Table of Contents
Context
- In the 2026-27 Budget, the outlay for the PM-KUSUM scheme nearly doubled to ₹5,000 crore, with the government considering a National Agri-photovoltaics Mission to achieve 10 GW of capacity.
- This move positions Agri-photovoltaics (agriPV) as a primary solution to India’s land-use conflict between food security and the 300 GW solar target for 2030.
Key Features of Agri-photovoltaics (AgriPV)
- Elevated Mounting: Panels are fixed several meters high to ensure enough clearance for farmers, labourers, and even tractors to operate beneath them.
- Variable Design: Systems can be row-based (panels between crops), vertical (bifacial panels capturing sun from both sides), or greenhouse-integrated.
- Micro-climate Control: The panels create a shading effect that can reduce soil temperature and protect sensitive crops from extreme weather like hail.
- Technical Optimization: Uses specific spacing and tilt to balance the Light Saturation Point of crops with maximum solar energy capture.
Opportunities for India in agriPV
- Income Diversification: Farmers gain a secondary, stable revenue stream from selling surplus power or leasing land to developers.
- Water Conservation: Partial shading reduces evapotranspiration, allowing the soil to retain moisture longer and reducing irrigation needs.
- Land Neutrality: It solves the food vs. fuel debate by utilising existing agricultural land for solar without diverting it from food production.
- Rural Industrialization: Generated power can run on-farm ancillary services like cold storage, reducing post-harvest losses.
- Climate Resilience: Panels act as a physical shield against increasing instances of heatwaves and unseasonal heavy rainfall.
Initiatives Taken
- PM-KUSUM 2.0: Budget 2026-27 increased funding to ₹5,000 crore to promote decentralised solar power centred on farmers.
- Proposed National Agri-photovoltaics Mission: A dedicated 10-GW component aimed at scaling the technology beyond pilot stages.
- Viability Gap Funding (VGF): The government plans to provide financial support to offset the high initial capital costs of elevated solar structures.
- Pilot Installations: Approximately 50 national-level pilots are currently evaluating different panel-crop combinations across diverse agro-climatic zones.
Also Read: India’s Solar Waste Management
Challenges Associated
- High Capital Intensity: Elevated structures require more steel and specialised engineering, making them costlier than ground-mounted solar.
- Yield Uncertainty: Incorrect shading or poor design can lead to reduced photosynthesis and lower agricultural output.
- Regulatory Hurdles: Lack of clear guidelines on land-use classification (Agri vs.
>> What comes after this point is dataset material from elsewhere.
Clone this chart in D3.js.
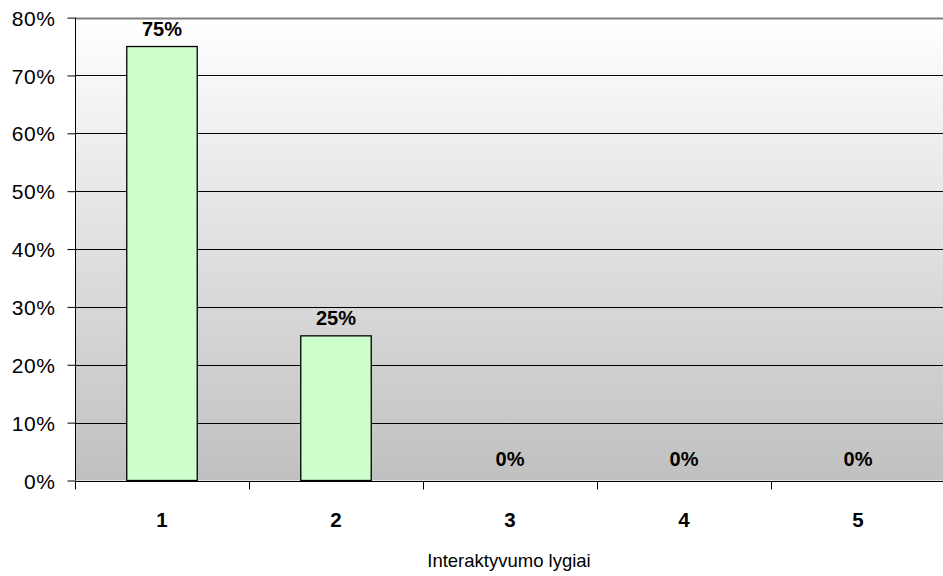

Industrial) can lead to legal and tax complications.
- Technical Skill Gap: Maintaining both a high-tech solar array and a sensitive crop matrix requires a dual skill set that most farmers currently lack.
- Grid Connectivity: Many remote farms lack the last-mile infrastructure to feed surplus power back into the national grid.
Way Ahead
- Region-Specific Planning: Develop a Crop-Matrix for different states (e.g., Ragi for Karnataka, Turmeric for MP) to optimize shade-yield ratios.
- Clear Governance Frameworks: Establish uniform Dual-Use land laws to protect farmers’ land rights and provide long-term revenue clarity.
- Accessible Finance: Create low-interest Agri-Solar Loans and involve FPOs to aggregate small landholdings for better bargaining power.
- Standardization of Design: The CWC and Ministry of Power should issue benchmark designs for mounting structures to reduce investor uncertainty.
- R&D Expansion: Increase the number of Live Labs across all 15 agro-climatic zones to gather more empirical evidence on long-term soil health.